Call this the Question of the Week. ABC’s Jon Karl asked White House Press Secretary Josh Earnest on Tuesday about why Barack Obama expelled 35 Russian diplomats for hacking the DNC but didn’t expel any Chinese diplomats for hacking an actual government agency and stealing the highly confidential records of 21 million government employees. Earnest … really didn’t have much of an answer. Via RealClearPolitics and our pal Matt Vespa:
JON KARL, ABC: So when the Chinese hacked OPM in 2015, 21+ million current and former government employees and contractors had their personal data stolen by the Chinese. Why did the White House do nothing publicly in reaction to that hack? Which in some ways, was even more widespread than what we saw here from the Russians?
JOSH EARNEST: These are two cyber incidents that are malicious in nature but materially different.
KARL: 20 million people had their personal data taken… fingerprints, social security numbers, background checks. This was a far-reaching act–
EARNEST: I’m not downplaying the significance of it, I’m just saying that it is different than seeking to interfere int he conduct of a U.S. national election. I can’t speak to the steps that have been taken by the United States in response to that Chinese malicious cyber activity–
KARL: But nothing was announced. There was not a single step announced by the White House.
EARNEST: It is true that there was no public announcement about our response, but I can’t speak to what response may have been initiated in private.
KARL: But no diplomats expelled, no compounds shut down, no sanctions imposed, correct? You don’t do that stuff secretly.
When this popped up on Twitter, one person responded that the disparity was because the Russians hacked the election. Actually they didn’t hack the election; they conducted a propaganda campaign boosted in part by hacks on two private political organizations, one of which refused to cooperate with investigators afterward. That’s certainly serious enough to merit some kind of a diplomatic response, but the Russians didn’t change vote totals or crash electoral systems — in fact, they didn’t penetrate any government systems in this effort.
However, the OPM hack in particular was much more damaging, and was conducted directly against the government of the United States. The hack went on for over a year and exposed the background-check files of anyone who applied for a security clearance. That included the raw data from those checks, which means that China’s intel agencies have their hands on a lot of very sensitive information they can use to potentially blackmail people in highly sensitive positions. At the very least, they know who all of those people are and where they and their families live, which is a huge head start on forcing people into becoming moles and double agents.

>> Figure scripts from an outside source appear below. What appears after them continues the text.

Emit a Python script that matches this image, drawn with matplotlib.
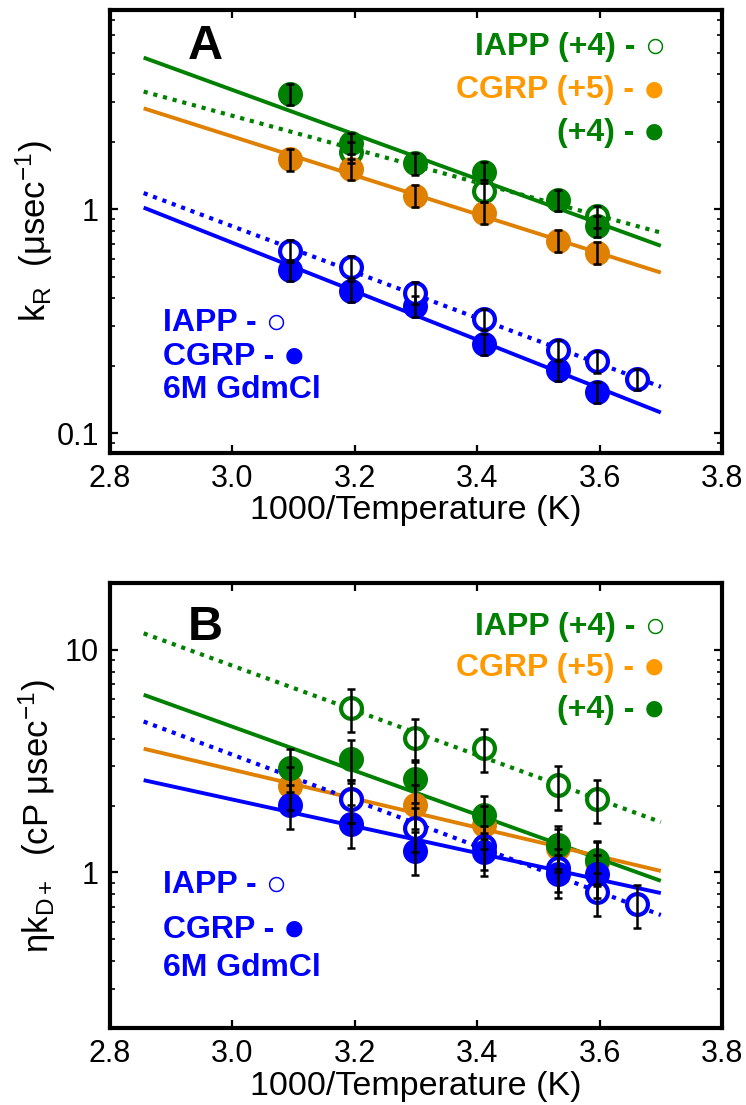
import matplotlib
matplotlib.use("Agg")
import matplotlib.pyplot as plt
from matplotlib.ticker import LogLocator, NullFormatter

plt.rcParams['font.family'] = ['Liberation Sans', 'DejaVu Sans']
plt.rcParams['mathtext.fontset'] = 'custom'
plt.rcParams['mathtext.rm'] = 'Liberation Sans'
plt.rcParams['mathtext.it'] = 'Liberation Sans:italic'
plt.rcParams['mathtext.bf'] = 'Liberation Sans:bold'

# ---- inverse temperature (1000/K) for 50, 40, 30, 20, 10, 5, 0 degC ----
inv_T = [3.094, 3.193, 3.299, 3.411, 3.532, 3.595, 3.661]

# ---- Panel A: k_R (usec^-1) ----
a_cgrp4 = [3.27, 1.98, 1.60, 1.47, 1.10, 0.84]          # green filled
a_iapp4_x = [3.193, 3.411, 3.595]
a_iapp4 = [1.80, 1.21, 0.93]                              # green open
a_cgrp5 = [1.67, 1.51, 1.15, 0.966, 0.724, 0.64]         # orange filled
a_cgrp_gdm = [0.536, 0.432, 0.370, 0.250, 0.192, 0.153]  # blue filled
a_iapp_gdm = [0.653, 0.554, 0.424, 0.323, 0.235, 0.209, 0.175]  # blue open

# ---- Panel B: eta*k_D+ (cP usec^-1) ----
b_iapp4_x = [3.193, 3.299, 3.411, 3.532, 3.595]
b_iapp4 = [5.48, 4.02, 3.63, 2.46, 2.13]
b_cgrp4 = [2.95, 3.24, 2.62, 1.81, 1.33, 1.14]
b_cgrp5 = [2.44, 2.13, 2.02, 1.63, 1.29, 1.12]
b_cgrp_gdm = [2.02, 1.65, 1.25, 1.23, 0.98, 0.98]
b_iapp_gdm_x = [3.193, 3.299, 3.411, 3.532, 3.595, 3.661]
b_iapp_gdm = [2.13, 1.59, 1.32, 1.05, 0.819, 0.721]

# relative error bars
a_rel_err = 0.11
b_rel_err = 0.22

# ---- fitted lines (end points) ----
fit_x = [2.855, 3.70]
a_fit_cgrp4 = [4.75, 0.686]
a_fit_iapp4 = [3.35, 0.786]
a_fit_cgrp5 = [2.82, 0.521]
a_fit_iapp_gdm = [1.18, 0.161]
a_fit_cgrp_gdm = [1.016, 0.1236]

b_fit_iapp4 = [11.88, 1.685]
b_fit_cgrp4 = [6.29, 0.917]
b_fit_cgrp5 = [3.60, 1.016]
b_fit_iapp_gdm = [4.77, 0.644]
b_fit_cgrp_gdm = [2.60, 0.808]

x_ticks = [2.8, 3.0, 3.2, 3.4, 3.6, 3.8]

GREEN = '#008000'
ORANGE = '#E08000'
ORANGE_TXT = '#FF9900'
BLUE = '#0000FF'

fig = plt.figure(figsize=(7.46, 11.05), dpi=100)
W, H = 746.0, 1105.0
axA = fig.add_axes([110 / W, 1 - 453 / H, 612 / W, 443 / H])
axB = fig.add_axes([110 / W, 1 - 1028 / H, 612 / W, 445 / H])

DOT = (0, (1, 1.4))


def fit_line(ax, y, color, dotted=False):
    ax.plot(fit_x, y, color=color, lw=2.8 if not dotted else 3.0,
            linestyle=DOT if dotted else '-', dash_capstyle='butt',
            solid_capstyle='butt', zorder=2)


def filled(ax, x, y, color, rel):
    ax.plot(x, y, 'o', ms=18, mfc=color, mec=color, mew=0, zorder=3)
    ax.errorbar(x, y, yerr=[v * rel for v in y], fmt='none', ecolor='k',
                elinewidth=1.8, capsize=3, capthick=1.8, zorder=5)


def hollow(ax, x, y, color, rel):
    ax.plot(x, y, 'o', ms=15, mfc='white', mec=color, mew=3, zorder=3)
    ax.errorbar(x, y, yerr=[v * rel for v in y], fmt='none', ecolor='k',
                elinewidth=1.8, capsize=3, capthick=1.8, zorder=5)


# Panel A
fit_line(axA, a_fit_cgrp4, GREEN)
fit_line(axA, a_fit_iapp4, GREEN, dotted=True)
fit_line(axA, a_fit_cgrp5, ORANGE)
fit_line(axA, a_fit_iapp_gdm, BLUE, dotted=True)
fit_line(axA, a_fit_cgrp_gdm, BLUE)
hollow(axA, a_iapp4_x, a_iapp4, GREEN, a_rel_err)
filled(axA, inv_T[:6], a_cgrp4, GREEN, a_rel_err)
filled(axA, inv_T[:6], a_cgrp5, ORANGE, a_rel_err)
filled(axA, inv_T[:6], a_cgrp_gdm, BLUE, a_rel_err)
hollow(axA, inv_T, a_iapp_gdm, BLUE, a_rel_err)

# Panel B
fit_line(axB, b_fit_iapp4, GREEN, dotted=True)
fit_line(axB, b_fit_cgrp4, GREEN)
fit_line(axB, b_fit_cgrp5, ORANGE)
fit_line(axB, b_fit_iapp_gdm, BLUE, dotted=True)
fit_line(axB, b_fit_cgrp_gdm, BLUE)
hollow(axB, b_iapp4_x, b_iapp4, GREEN, b_rel_err)
filled(axB, inv_T[:6], b_cgrp5, ORANGE, b_rel_err)
filled(axB, inv_T[:6], b_cgrp4, GREEN, b_rel_err)
hollow(axB, b_iapp_gdm_x, b_iapp_gdm, BLUE, b_rel_err)
filled(axB, inv_T[:6], b_cgrp_gdm, BLUE, b_rel_err)

for ax in (axA, axB):
    ax.set_yscale('log')
    ax.set_xlim(2.8, 3.8)
    ax.set_xticks(x_ticks)
    ax.set_xticklabels([f'{t:.1f}' for t in x_ticks])
    ax.yaxis.set_minor_locator(LogLocator(base=10, subs=range(2, 10)))
    ax.yaxis.set_minor_formatter(NullFormatter())
    for s in ax.spines.values():
        s.set_linewidth(3)
    ax.tick_params(which='both', direction='in', top=True, right=True,
                   labelsize=22, pad=8)
    ax.tick_params(which='major', length=6, width=1.6)
    ax.tick_params(which='minor', length=3.5, width=1.2)
    ax.set_xlabel('1000/Temperature (K)', fontsize=24.5, labelpad=1)

axA.set_ylim(0.0815, 7.75)
axA.set_yticks([0.1, 1])
axA.set_yticklabels(['0.1', '1'])
axB.set_ylim(0.2, 20)
axB.set_yticks([1, 10])
axB.set_yticklabels(['1', '10'])

axA.set_ylabel(r'k$_{\mathregular{R}}$  (μsec$^{\mathregular{-1}}$)', fontsize=25)
axA.yaxis.set_label_coords(-0.09, 0.5)
axB.set_ylabel(r'ηk$_{\mathregular{D+}}$  (cP μsec$^{\mathregular{-1}}$)', fontsize=25)
axB.yaxis.set_label_coords(-0.085, 0.475)

TXT = dict(fontsize=23, fontweight='bold')
SYM_SIZE = {'○': 25, '●': 27}


def key_right(ax, x, y, label, sym, color):
    """Right-aligned key entry: label followed by a marker glyph."""
    s = ax.text(x, y, sym, transform=ax.transAxes, ha='right', va='center',
                color=color, fontsize=SYM_SIZE[sym])
    ax.annotate(label, xy=(0, 0.5), xycoords=s, xytext=(-6, 0),
                textcoords='offset points', ha='right', va='center',
                color=color, **TXT)


def key_left(ax, x, y, label, sym, color):
    """Left-aligned key entry: label followed by a marker glyph."""
    t = ax.text(x, y, label, transform=ax.transAxes, ha='left', va='center',
                color=color, **TXT)
    if sym:
        ax.annotate(sym, xy=(1, 0.5), xycoords=t, xytext=(6, 0),
                    textcoords='offset points', ha='left', va='center',
                    color=color, fontsize=SYM_SIZE[sym])


def legends(ax, letter, gy, by):
    ax.text(0.155, gy[0], letter, transform=ax.transAxes, ha='center',
            va='center', fontsize=35, fontweight='bold', color='k')
    key_right(ax, 0.907, gy[0], 'IAPP (+4) -', '○', GREEN)
    key_right(ax, 0.907, gy[1], 'CGRP (+5) -', '●', ORANGE_TXT)
    key_right(ax, 0.907, gy[2], '(+4) -', '●', GREEN)
    key_left(ax, 0.087, by[0], 'IAPP -', '○', BLUE)
    key_left(ax, 0.087, by[1], 'CGRP -', '●', BLUE)
    key_left(ax, 0.087, by[2], '6M GdmCl', None, BLUE)


legends(axA, 'A', [0.9165, 0.819, 0.722], [0.293, 0.217, 0.142])
legends(axB, 'B', [0.901, 0.809, 0.715], [0.321, 0.220, 0.135])

fig.savefig('out.png', dpi=100)
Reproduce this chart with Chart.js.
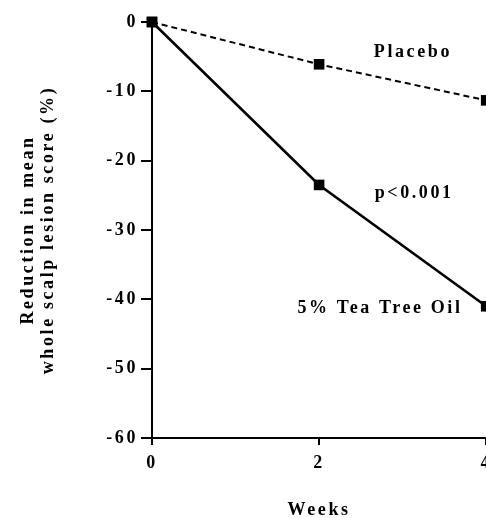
<!DOCTYPE html>
<html>
<head>
<meta charset="utf-8">
<script src="https://cdn.jsdelivr.net/npm/chart.js@4/dist/chart.umd.min.js"></script>
<style>
  html, body { margin: 0; padding: 0; background: #fff; overflow: hidden; }
  #wrap { width: 500px; height: 518px; }
</style>
</head>
<body>
<div id="wrap"><canvas id="c" width="500" height="518"></canvas></div>
<script>
// ---- data ----
const weeks = [0, 2, 4];
const placebo = [0, -6.1, -11.3];
const teaTreeOil = [0, -23.5, -41.0];
const yTicks = [0, -10, -20, -30, -40, -50, -60];
const xTickLabels = [0, 2, 4];
const yTitle = ["Reduction in mean", "whole scalp lesion score (%)"];
const xTitle = "Weeks";
const noteTexts = ["Placebo", "p<0.001", "5% Tea Tree Oil"];
const noteX = [2.655, 2.665, 1.74];
const noteY = [-4.4, -24.7, -41.3];

const FONT = "'Liberation Serif', 'Times New Roman', serif";
const SPACING = '2.6px';

const spacingPlugin = {
  id: 'spacing',
  beforeUpdate(chart) { chart.ctx.letterSpacing = SPACING; },
  beforeDraw(chart) { chart.ctx.letterSpacing = SPACING; }
};

const notesPlugin = {
  id: 'notes',
  afterDatasetsDraw(chart) {
    const ctx = chart.ctx;
    const xs = chart.scales.x, ys = chart.scales.y;
    ctx.save();
    ctx.letterSpacing = SPACING;
    ctx.font = "bold 18px " + FONT;
    ctx.fillStyle = '#000';
    ctx.textAlign = 'left';
    ctx.textBaseline = 'middle';
    noteTexts.forEach((t, i) => {
      ctx.fillText(t, xs.getPixelForValue(noteX[i]), ys.getPixelForValue(noteY[i]));
    });
    ctx.restore();
  }
};

new Chart(document.getElementById('c'), {
  type: 'line',
  data: {
    datasets: [
      {
        label: 'Placebo',
        data: weeks.map((w, i) => ({x: w, y: placebo[i]})),
        borderColor: '#000',
        backgroundColor: '#000',
        borderWidth: 2,
        borderDash: [6, 4],
        pointStyle: 'rect',
        pointRadius: 7.5,
        pointBorderWidth: 0,
        pointBackgroundColor: '#000',
        clip: false,
        tension: 0
      },
      {
        label: '5% Tea Tree Oil',
        data: weeks.map((w, i) => ({x: w, y: teaTreeOil[i]})),
        borderColor: '#000',
        backgroundColor: '#000',
        borderWidth: 2.6,
        pointStyle: 'rect',
        pointRadius: 7.5,
        pointBorderWidth: 0,
        pointBackgroundColor: '#000',
        clip: false,
        tension: 0
      }
    ]
  },
  options: {
    responsive: false,
    animation: false,
    events: [],
    layout: { padding: { top: 22, right: 12, left: 0, bottom: 0 } },
    plugins: { legend: { display: false }, tooltip: { enabled: false } },
    scales: {
      x: {
        type: 'linear',
        min: 0,
        max: 4,
        afterFit(s) { s.height = 80; },
        afterBuildTicks(s) { s.ticks = xTickLabels.map(v => ({value: v})); },
        border: { display: true, color: '#000', width: 2 },
        grid: { display: true, drawOnChartArea: false, drawTicks: true, tickLength: 7, color: '#000', lineWidth: 2 },
        ticks: { color: '#000', padding: 8, font: { family: FONT, size: 18, weight: 'bold' }, maxRotation: 0 },
        title: { display: true, text: xTitle, color: '#000', padding: { top: 0, bottom: 0 }, font: { family: FONT, size: 18, weight: 'bold', lineHeight: 0.9 } }
      },
      y: {
        type: 'linear',
        min: -60,
        max: 0,
        afterFit(s) { s.width = 152; },
        afterBuildTicks(s) { s.ticks = yTicks.map(v => ({value: v})); },
        border: { display: true, color: '#000', width: 2 },
        grid: { display: true, drawOnChartArea: false, drawTicks: true, tickLength: 11, color: '#000', lineWidth: 2 },
        ticks: { color: '#000', padding: 3, font: { family: FONT, size: 18, weight: 'bold' } },
        title: { display: true, text: yTitle, color: '#000', padding: { top: 18, bottom: 0 }, font: { family: FONT, size: 18, weight: 'bold', lineHeight: 1.12 } }
      }
    }
  },
  plugins: [spacingPlugin, notesPlugin]
});
</script>
</body>
</html>
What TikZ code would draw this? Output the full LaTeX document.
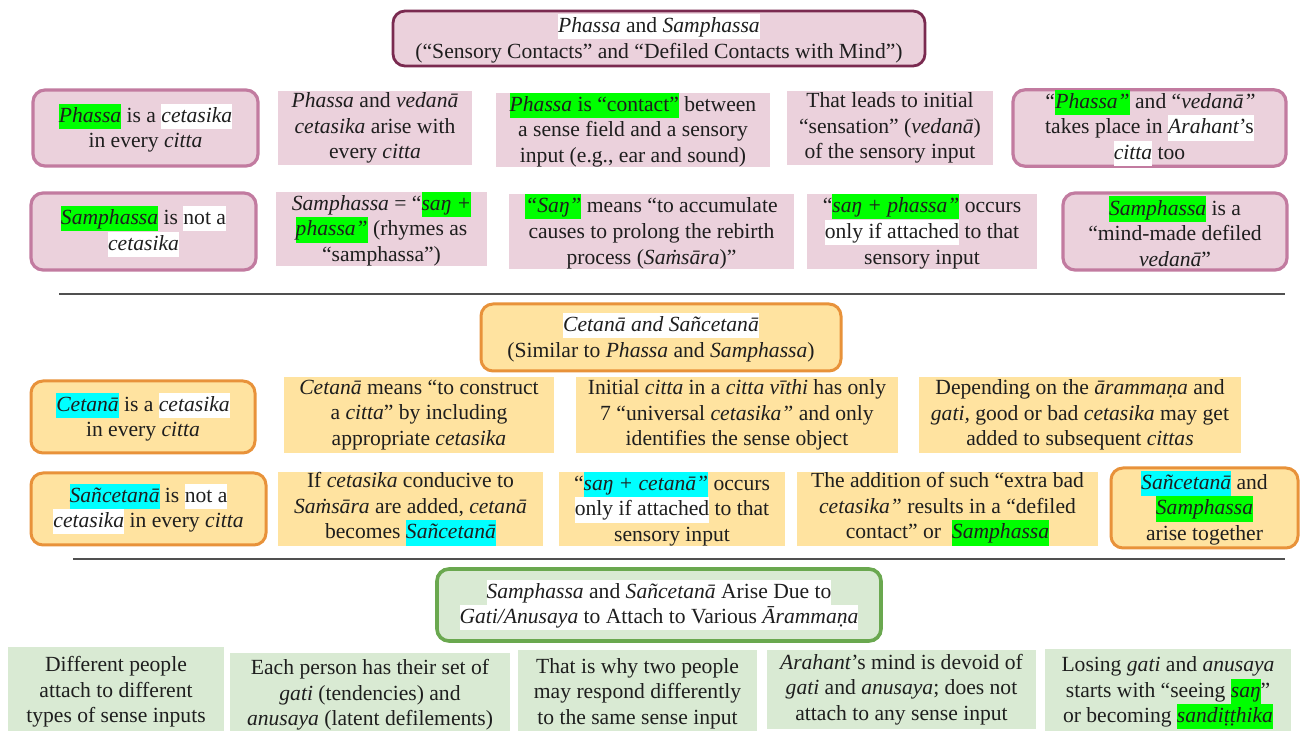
\documentclass[tikz,border=0pt]{standalone}
\usepackage{fontspec}
\setmainfont{Liberation Serif}
\usepackage{xcolor}
\definecolor{pinkfill}{HTML}{EBD1DC}
\definecolor{pinkline}{HTML}{C27BA0}
\definecolor{maroon}{HTML}{7A2A50}
\definecolor{orfill}{HTML}{FFE3A0}
\definecolor{orline}{HTML}{E8923A}
\definecolor{grfill}{HTML}{D9EAD3}
\definecolor{grline}{HTML}{6AA84F}
\definecolor{hlg}{HTML}{00FF00}
\definecolor{hlc}{HTML}{00FFFF}
\definecolor{txt}{HTML}{1E1E1E}
\definecolor{rule}{HTML}{505050}
\newcommand\hlbox[2]{{\setlength\fboxsep{0pt}\colorbox{#1}{\rule[-3.3pt]{0pt}{12.6pt}#2}}}
\newcommand\hg[1]{\hlbox{hlg}{#1}}
\newcommand\hc[1]{\hlbox{hlc}{#1}}
\newcommand\hw[1]{\hlbox{white}{#1}}
\newcommand\bx[7]{\node[#6, minimum width={(#4-#2)*0.5pt}, minimum height={(#5-#3)*0.5pt}] (#1) at ({(#2+#4)/2},{(#3+#5)/2}) {#7};}
\tikzset{
  base/.style={align=center, inner sep=0pt, text=txt, font=\fontsize{10.8}{12.8}\selectfont},
  pinkR/.style={base, rounded corners=6pt, draw=pinkline, line width=1.6pt, fill=pinkfill},
  pinkP/.style={base, fill=pinkfill},
  titleA/.style={base, rounded corners=6pt, draw=maroon, line width=1.4pt, fill=pinkfill},
  orR/.style={base, rounded corners=6pt, draw=orline, line width=1.5pt, fill=orfill},
  orP/.style={base, fill=orfill},
  grT/.style={base, rounded corners=6pt, draw=grline, line width=1.8pt, fill=grfill},
  grP/.style={base, fill=grfill},
  sep/.style={draw=rule, line width=0.8pt}
}
\begin{document}
\begin{tikzpicture}[x=0.5pt,y=-0.5pt]
\useasboundingbox[fill=white] (0,0) rectangle (1303,731);
% Section 1
\bx{t1}{393}{11}{925}{66}{titleA}{\hw{\textit{Phassa} and \textit{Samphassa}}\\(“Sensory Contacts” and “Defiled Contacts with Mind”)}
\bx{b1}{33}{90}{258}{166}{pinkR}{\hg{\textit{Phassa}} is a \hw{\textit{cetasika}}\\in every \textit{citta}}
\bx{b2}{278}{91}{472}{165}{pinkP}{\textit{Phassa} and \textit{vedanā}\\\textit{cetasika} arise with\\every \textit{citta}}
\bx{b3}{496}{93}{770}{167}{pinkP}{\hg{\textit{Phassa} is “contact”} between\\a sense field and a sensory\\input (e.g., ear and sound)}
\bx{b4}{787}{91}{993}{165}{pinkP}{That leads to initial\\“sensation” (\textit{vedanā})\\of the sensory input}
\bx{b5}{1013}{90}{1286}{166}{pinkR}{\textit{“\hg{Phassa”}} and “\textit{vedanā”}\\takes place in \hw{\textit{Arahant}’s}\\\hw{\textit{citta}} too}
\bx{c1}{31}{193}{256}{270}{pinkR}{\hg{\textit{Samphassa}} is \hw{not a}\\\hw{\textit{cetasika}}}
\bx{c2}{276}{192}{487}{266}{pinkP}{\textit{Samphassa} = “\hg{\textit{saŋ +}}\\\hg{\textit{phassa”}} (rhymes as\\“samphassa”)}
\bx{c3}{509}{194}{794}{269}{pinkP}{\hg{\textit{“Saŋ”}} means “to accumulate\\causes to prolong the rebirth\\process (\textit{Saṁsāra})”}
\bx{c4}{807}{194}{1037}{269}{pinkP}{“\hg{\textit{saŋ + phassa”}} occurs\\\hw{only if attached} to that\\sensory input}
\bx{c5}{1063}{193}{1287}{270}{pinkR}{\hg{\textit{Samphassa}} is a\\“mind-made defiled\\\textit{vedanā}”}
\coordinate (l1a) at (59,294); \coordinate (l1b) at (1285,294);
\draw[sep] (l1a) -- (l1b);
% Section 2
\bx{t2}{481}{304}{841}{371}{orR}{\hw{\textit{Cetanā and Sañcetanā}}\\(Similar to \textit{Phassa} and \textit{Samphassa})}
\bx{d1}{31}{381}{255}{453}{orR}{\hc{\textit{Cetanā}} is a \hw{\textit{cetasika}}\\in every \textit{citta}}
\bx{d2}{284}{377}{554}{453}{orP}{\textit{Cetanā} means “to construct\\a \textit{citta}” by including\\appropriate \textit{cetasika}}
\bx{d3}{576}{377}{898}{453}{orP}{Initial \textit{citta} in a \textit{citta vīthi} has only\\7 “universal \textit{cetasika”} and only\\identifies the sense object}
\bx{d4}{919}{377}{1241}{453}{orP}{Depending on the \textit{ārammaṇa} and\\\textit{gati,} good or bad \textit{cetasika} may get\\added to subsequent \textit{cittas}}
\bx{e1}{31}{473}{266}{545}{orR}{\hc{\textit{Sañcetanā}} is \hw{not a}\\\hw{\textit{cetasika}} in every \textit{citta}}
\bx{e2}{278}{472}{543}{546}{orP}{If \textit{cetasika} conducive to\\\textit{Saṁsāra} are added, \textit{cetanā}\\becomes \hc{\textit{Sañcetanā}}}
\bx{e3}{559}{472}{785}{546}{orP}{“\hc{\textit{saŋ + cetanā”}} occurs\\\hw{only if attached} to that\\sensory input}
\bx{e4}{797}{472}{1098}{546}{orP}{The addition of such “extra bad\\\textit{cetasika”} results in a “defiled\\contact” or\ \ \hg{\textit{Samphassa}}}
\bx{e5}{1111}{468}{1298}{548}{orR}{\hc{\textit{Sañcetanā}} and\\\hg{\textit{Samphassa}}\\arise together}
\coordinate (l2a) at (73,559); \coordinate (l2b) at (1285,559);
\draw[sep] (l2a) -- (l2b);
% Section 3
\bx{t3}{437}{569}{881}{641}{grT}{\hw{\textit{Samphassa} and \textit{Sañcetanā} Arise Due to}\\\hw{\textit{Gati/Anusaya} to Attach to Various \textit{Ārammaṇa}}}
\bx{f1}{8}{647}{224}{737}{grP}{Different people\\attach to different\\types of sense inputs}
\bx{f2}{230}{653}{510}{737}{grP}{Each person has their set of\\\textit{gati} (tendencies) and\\\textit{anusaya} (latent defilements)}
\bx{f3}{518}{650}{757}{737}{grP}{That is why two people\\may respond differently\\to the same sense input}
\bx{f4}{767}{650}{1036}{729}{grP}{\textit{Arahant}’s mind is devoid of\\\textit{gati} and \textit{anusaya}; does not\\attach to any sense input}
\bx{f5}{1045}{649}{1291}{737}{grP}{Losing \textit{gati} and \textit{anusaya}\\starts with “seeing \hg{\textit{saŋ}}”\\or becoming \hg{\textit{sandiṭṭhika}}}
\end{tikzpicture}
\end{document}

And yet, the Obama administration did nothing to publicly rebuke China, except scold them in a speech. How well did that work out? Not impressively, as Sharyl Attkisson pointed out:
Last March, China government hackers continued a malicious pattern of cyber attacks on U.S. government and private networks, according to U.S. Cyber Command chief Mike Rogers. China has been linked by U.S. intelligence agencies to wide-ranging cyber attacks aimed at stealing information and mapping critical computer networks for future attacks in a crisis or conflict.
Karl’s question, and Earnest’s inability to provide a coherent response, is the question the media should have been asking ever since Obama and the Democrats suddenly embraced Mitt Romney’s formulation of Russia as our #1 geopolitical foe over the last two months. That question should also be aimed at Congress as they ask for joint select committees to delve into the Russian propaganda campaign. The basic question is this: Why didn’t you do anything about China first?